Despite the ups and downs of forestry as a commodity-based industry, the bioenergy sector is poised to take it in a futuristic direction.

That message emerged from a number of expert observers during the early discussions at the 2014 International Bioenergy Conference and Exhibition, which finishes June 13 at the Prince George Civic Centre.

BC Bioenergy Network executive director Michael Weedon said “we are blessed with an abundance here” of the basic material used in bioenergy: trees. Wood pellets is the flagship product in the bioenergy industry, but it also includes things like grain- and corn-based fuels, diesel from decomposed kitchen scraps, converted pulp mill waste, agricultural waste, and others.

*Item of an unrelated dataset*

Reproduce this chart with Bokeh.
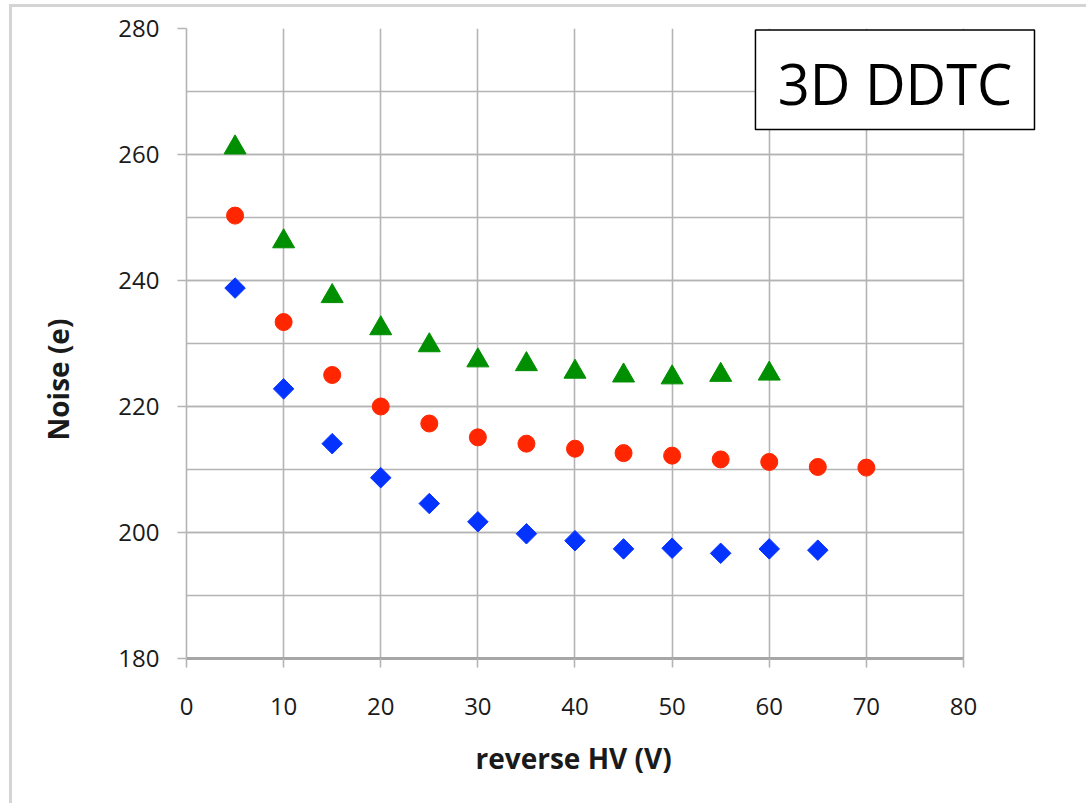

“There is a prize for all of us in job creation,” Weedon said. “We estimate 100,000 direct jobs can be created from full utilization of bioenergy in B.C. We are part of a sunrise industry.”

That was echoed and amplified by one of the keynote speakers, author and researcher Chris Turner, whose most recent book is The Leap: How to Survive and Thrive In the Sustainable Economy. If anything, said Turner, the B.C. bioenergy potential is even more exciting than Weedon’s vision because Canada is so far behind other jurisdictions on setting up a culture of energy self-sufficiency, while at the same time having an embarrassment of riches in not just bioenergy but also untapped wind and solar resources.

“We are slowly exhausting - and some say not so slowly - the planet’s ability to sustain life for us,” he said. “New-school thinking is well underway that puts humans in control of having the lifestyle to which we have become accustomed without dealing a fatal blow to the environment. We just have to push government, the private sector, and initially ourselves to move in those directions.

“A lot of the heavy lifting has actually been done already in the past 10 to 15 years,” he said, then outlined a number of initiatives from Germany, Denmark and here in Canada where energy efficiency combined with new energy generation tools were turning household and municipal energy deficits into energy producers. These were not projections, he said, they were underway with a track record of success over time.

“We have world-class bioenergy, wind and solar resources,” he said. “Really, this is the dawn of a time of change and I congratulate the people in this room for helping us get there.”